Parkinson's patients tango their way to treatment
By Julie Bierach, KWMU
St. Louis, MO – About a million and a half people in the U.S. live with Parkinson's disease.
And until a cure is discovered, researchers are studying other ways to improve the balance, muscle rigidity, and uncontrolled movements associated with the illness.
Two local researchers at Washington University's School of Medicine are studying the benefits of dance.
For these patients the prescription could be the tango. In a basement room on the campus of Washington University on a Tuesday afternoon, 64 year-old Bob Ayers and his wife Linda are dancing. His left hand, clasped in her right, trembles as a result of his Parkinson's disease. He was diagnosed 8 years ago, but in this class, he's finding relief.
"I've noticed a difference," he said. "Coordination, ability to get up and out of a chair, roll over in bed. I can always do it better and more efficiently the day after or the day of a class."
Last summer, Bob and Linda were one of 20 people who participated in a pilot study at Washington University, where researchers were looking at the tango as a possible treatment therapy. The progress was so dramatic among those that participated, that funding was obtained by the American Parkinson's Association for further research.
Now, two days a week Bob and Linda participate in this larger study of 70 patients that includes not only the tango, but also, the waltz and fox trot.
Madeleine Hackney is one of two researchers conducting the study and is also the dance instructor. She was a professional dancer in New York City for 11 years.
"The tango in particular is a very improvisational dance form," Hackney notes. "So, the steps are varied, they can choose the steps that they want. They are seldom wrong by choosing a particular step."
Hackney says they're finding the fox trot and waltz are also promising therapies, because the steps are more codified. So after step A, B must follow. This helps with balance and mobility in the patients.
The people in the study span in age from 37-79. Some are assigned to tango, and others are assigned to Waltz and Fox Trot, or Tai Chai, which they're also looking at as a possible therapy.
Dr. Gammon Earhart, assistant professor of Physical Therapy and the project's main researcher, shows off the technology as he asks patients to stand on one leg or with one foot in front of the other for as long as they can.
"We also have this device here on the floor which is an instrumented walkway," Earhart said. "It's like a piece of carpet with sensors built into it. And as a person walks along that walkway their footprints are painted on the computer screen.
"And we can analyze all the different features of their walking from those data."
Earhart says she's quite confident that by the end of the study, they'll find a significant improvement in all participants, not just those in the tango class.
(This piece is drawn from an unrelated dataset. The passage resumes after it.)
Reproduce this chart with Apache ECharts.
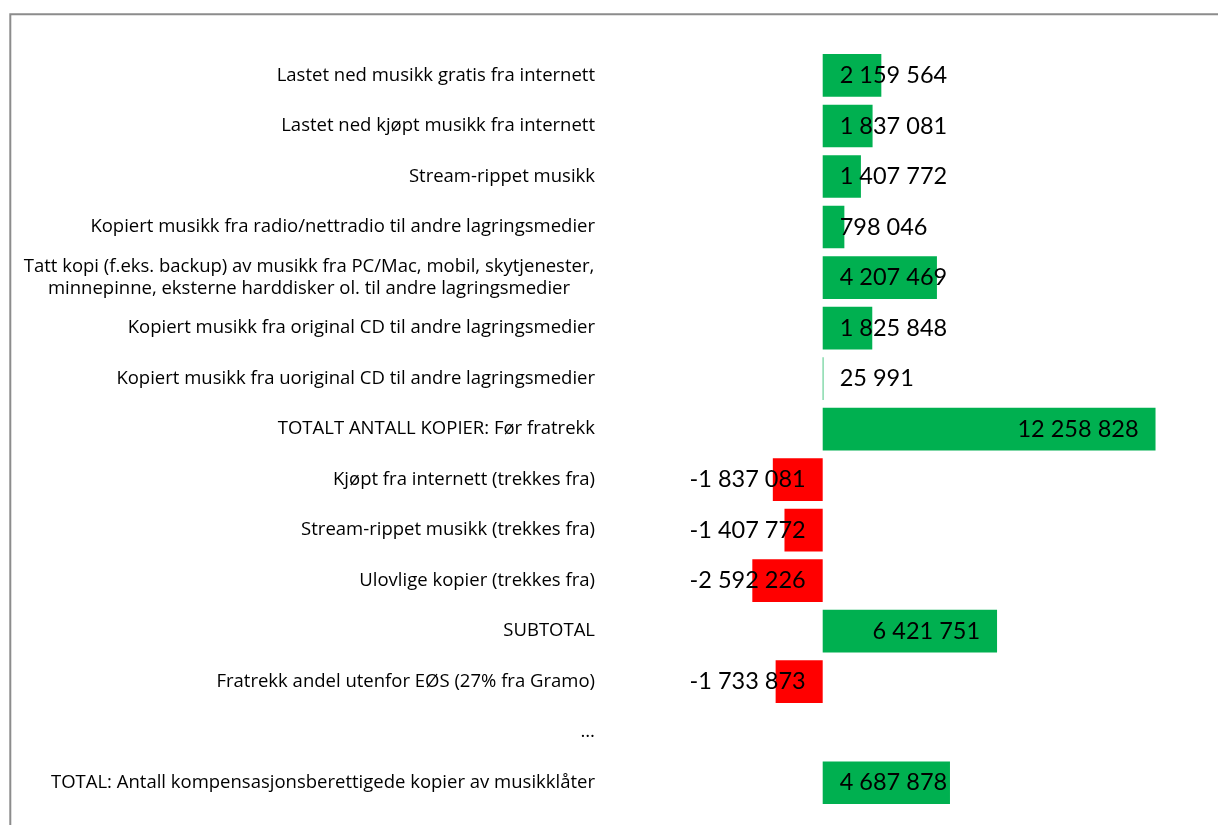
<!DOCTYPE html>
<html>
<head>
<meta charset="utf-8">
<script src="https://cdn.jsdelivr.net/npm/echarts@6/dist/echarts.min.js"></script>
<style>
html,body{margin:0;padding:0;background:#fff;}
#chart{width:1218px;height:825px;}
</style>
</head>
<body>
<div id="chart"></div>
<script>
const categories = [
  "Lastet ned musikk gratis fra internett",
  "Lastet ned kjøpt musikk fra internett",
  "Stream-rippet musikk",
  "Kopiert musikk fra radio/nettradio til andre lagringsmedier",
  "Tatt kopi (f.eks. backup) av musikk fra PC/Mac, mobil, skytjenester,\nminnepinne, eksterne harddisker ol. til andre lagringsmedier",
  "Kopiert musikk fra original CD til andre lagringsmedier",
  "Kopiert musikk fra uoriginal CD til andre lagringsmedier",
  "TOTALT ANTALL KOPIER: Før fratrekk",
  "Kjøpt fra internett (trekkes fra)",
  "Stream-rippet musikk (trekkes fra)",
  "Ulovlige kopier (trekkes fra)",
  "SUBTOTAL",
  "Fratrekk andel utenfor EØS (27% fra Gramo)",
  "…",
  "TOTAL: Antall kompensasjonsberettigede kopier av musikklåter"
];
const values = [2159564, 1837081, 1407772, 798046, 4207469, 1825848, 25991, 12258828,
  -1837081, -1407772, -2592226, 6421751, -1733873, null, 4687878];

const GREEN = '#00B050', RED = '#FF0000';
function fmt(v){
  const s = Math.abs(v).toString().replace(/\B(?=(\d{3})+(?!\d))/g, ' ');
  return (v < 0 ? '-' : '') + s;
}
const seriesData = values.map(v => {
  if (v === null) return {value: null};
  let pos;
  if (v < 0) pos = 'insideRight';
  else if (v > 5000000) pos = 'insideRight';
  else pos = 'insideLeft';
  return {
    value: v,
    itemStyle: {color: v < 0 ? RED : GREEN},
    label: {show: true, position: pos, distance: 17}
  };
});

const chart = echarts.init(document.getElementById('chart'));
chart.setOption({
  animation: false,
  backgroundColor: '#fff',
  graphic: [{
    type: 'rect',
    shape: {x: 10.3, y: 14.3, width: 1230, height: 840},
    style: {fill: 'none', stroke: '#8c8c8c', lineWidth: 2},
    silent: true
  }],
  grid: {left: 605.5, right: 15.2, top: 50.2, bottom: 17, containLabel: false},
  xAxis: {
    type: 'value', min: -8000000, max: 14000000,
    show: false
  },
  yAxis: {
    type: 'category', inverse: true, data: categories,
    axisLine: {show: false}, axisTick: {show: false}, splitLine: {show: false},
    axisLabel: {
      margin: 10.5, color: '#000', fontFamily: 'Open Sans', fontSize: 18.5,
      align: 'right', lineHeight: 22,
      formatter: function(v){
        if (v.indexOf('\n') >= 0) {
          return v.split('\n').map(l => '{c|' + l + '}').join('\n');
        }
        return v;
      },
      rich: {c: {width: 572, align: 'center', fontFamily: 'Open Sans', fontSize: 18.5, color: '#000', lineHeight: 22}}
    }
  },
  series: [{
    type: 'bar', data: seriesData, barWidth: '84.5%',
    label: {color: '#000', fontFamily: 'Lato', fontSize: 23.5, formatter: p => fmt(p.value)}
  }]
});
</script>
</body>
</html>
"Having to move in close proximity to a partner and to constantly be responding to the environment and to your partner and keeping your balance in the face of all the different things that are going on on the dance floor will probably prove to be the most important," she said.
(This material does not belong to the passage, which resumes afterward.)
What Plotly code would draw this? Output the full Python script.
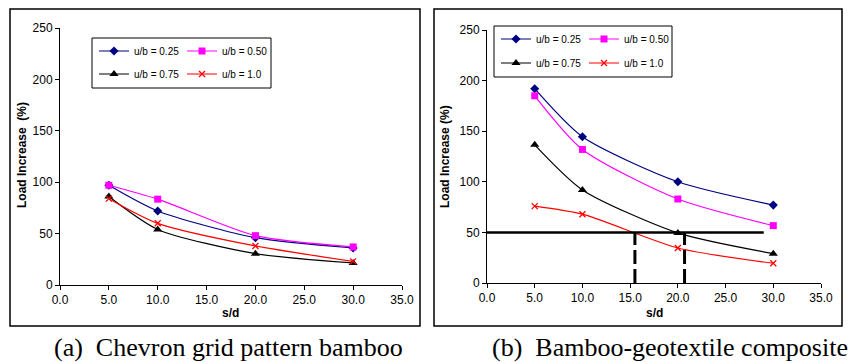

But physical progress aside, these people are having fun. Just ask 79 year-old Al Greenblatt. He was diagnosed a year ago, and says before he signed up for the classes he was just sitting at home with nothing to do: "Psychologically I feel better.
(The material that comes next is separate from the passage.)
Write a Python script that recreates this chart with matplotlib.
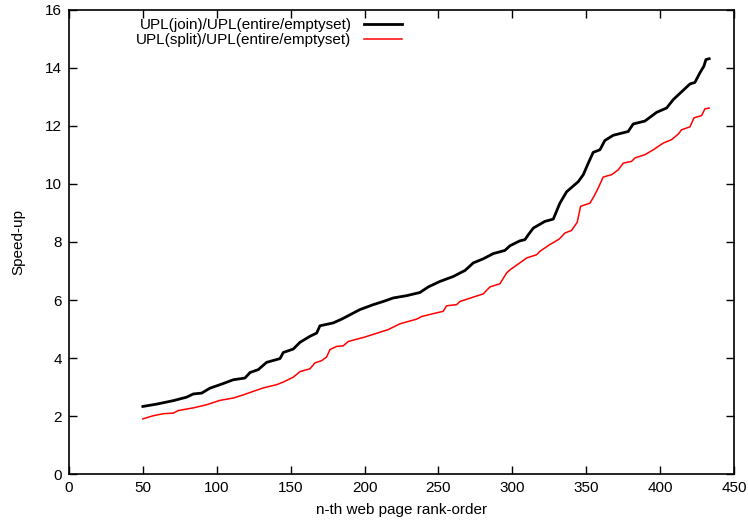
import matplotlib
matplotlib.use("Agg")
import matplotlib.pyplot as plt

plt.rcParams["font.family"] = ["Liberation Sans", "DejaVu Sans"]

# black curve: UPL(join)/UPL(entire/emptyset)
join_x = [50, 59.3, 70.6, 79.6, 84.1, 89.8, 95.4, 103.3, 111.2, 119.1, 122.5, 128.1,
          133.7, 142.8, 145, 151.8, 156.3, 163.1, 167.6, 169.8, 178.8, 184.5, 187.9,
          196.9, 205.9, 212.7, 219.4, 228.5, 237.5, 243.1, 251, 260, 268, 273.6,
          280.3, 287.1, 295, 298.4, 305.1, 308.5, 310.8, 314.2, 322, 327.7, 332.2,
          336.7, 344.6, 348, 351.4, 354.7, 359.3, 362.6, 368.3, 378.4, 381.8, 389.7,
          397.6, 404.4, 408.9, 415.6, 420.2, 423.5, 426.9, 429.6, 431, 433.2]
join_y = [2.33, 2.41, 2.53, 2.65, 2.76, 2.79, 2.96, 3.10, 3.25, 3.31, 3.50, 3.60,
          3.85, 3.98, 4.19, 4.31, 4.54, 4.75, 4.86, 5.11, 5.21, 5.34, 5.43,
          5.67, 5.84, 5.95, 6.07, 6.15, 6.26, 6.45, 6.64, 6.81, 7.02, 7.28,
          7.42, 7.60, 7.71, 7.87, 8.04, 8.08, 8.25, 8.48, 8.71, 8.79, 9.34,
          9.73, 10.08, 10.32, 10.72, 11.09, 11.18, 11.50, 11.68, 11.81, 12.07, 12.17,
          12.47, 12.62, 12.91, 13.23, 13.45, 13.50, 13.83, 14.06, 14.29, 14.32]

# red curve: UPL(split)/UPL(entire/emptyset)
split_x = [50, 57, 63.8, 70.6, 74, 84.1, 93.2, 102.2, 111.2, 118, 124.7, 131.5,
           140.5, 145, 151.8, 156.3, 163.1, 166.4, 171, 174.4, 176.6, 181.1, 185.6,
           189, 200, 216, 224, 235.2, 238.6, 246.5, 253.2, 255.5, 262.3, 264.6,
           273.6, 280.3, 284.8, 291.6, 296.1, 298.4, 305.1, 309.7, 316.4, 318.7,
           325, 331.7, 335.6, 340.1, 343.9, 346.2, 352.5, 355.2, 358.1, 361.5,
           367.2, 371.7, 375.1, 380.7, 383, 389.7, 395.4, 402.1, 407.8, 412.3,
           414.5, 420.2, 422.9, 428.1, 430.3, 433.2]
split_y = [1.90, 2.01, 2.08, 2.10, 2.19, 2.28, 2.39, 2.54, 2.62, 2.73, 2.85, 2.97,
           3.08, 3.17, 3.34, 3.53, 3.63, 3.83, 3.91, 4.04, 4.29, 4.40, 4.42,
           4.57, 4.72, 4.98, 5.18, 5.34, 5.43, 5.53, 5.61, 5.80, 5.84, 5.95,
           6.10, 6.21, 6.45, 6.56, 6.93, 7.04, 7.28, 7.45, 7.56, 7.68,
           7.90, 8.10, 8.31, 8.40, 8.68, 9.23, 9.34, 9.57, 9.86, 10.24,
           10.32, 10.49, 10.72, 10.78, 10.90, 11.01, 11.18, 11.41, 11.53, 11.72,
           11.87, 11.97, 12.28, 12.36, 12.59, 12.62]

fig, ax = plt.subplots(figsize=(7.48, 5.25), dpi=100)
fig.subplots_adjust(left=0.0922, right=0.9813, top=0.981, bottom=0.0971)

ax.plot(join_x, join_y, color='black', lw=2.0, label='UPL(join)/UPL(entire/emptyset)')
ax.plot(split_x, split_y, color='red', lw=1.1, label='UPL(split)/UPL(entire/emptyset)')

ax.set_xlim(0, 450)
ax.set_ylim(0, 16)
ax.set_xticks(range(0, 451, 50))
ax.set_yticks(range(0, 17, 2))
ax.tick_params(direction='in', top=True, right=True, length=6, width=1,
               labelsize=11, pad=5)
for s in ax.spines.values():
    s.set_linewidth(1.2)

ax.set_xlabel('n-th web page rank-order', fontsize=11, labelpad=6)
ax.set_ylabel('Speed-up', fontsize=11, labelpad=14)

ax.legend(loc='upper left', bbox_to_anchor=(0.085, 1.005), frameon=False,
          markerfirst=False, fontsize=11, handlelength=2.5, handletextpad=0.8,
          labelspacing=0.05, borderaxespad=0.3)
leg = ax.get_legend()
for t in leg.get_texts():
    t.set_ha('right')
leg._legend_box.align = "right"

plt.savefig('out.png', dpi=100)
What's interesting is that the people who have the disease, they don't seem to be bitter about it. They seem to be enjoying themselves when they're with company."
And Dr. Earhart and Hackney agree that the participants' mental health will be significantly improved. Those in the class have found that you can't underestimate the joy that comes with dancing and socializing with people who are enduring the same physical challenges as you.
So until scientists develop a cure for Parkinson's disease, these patients will just have to dance their way to feeling better.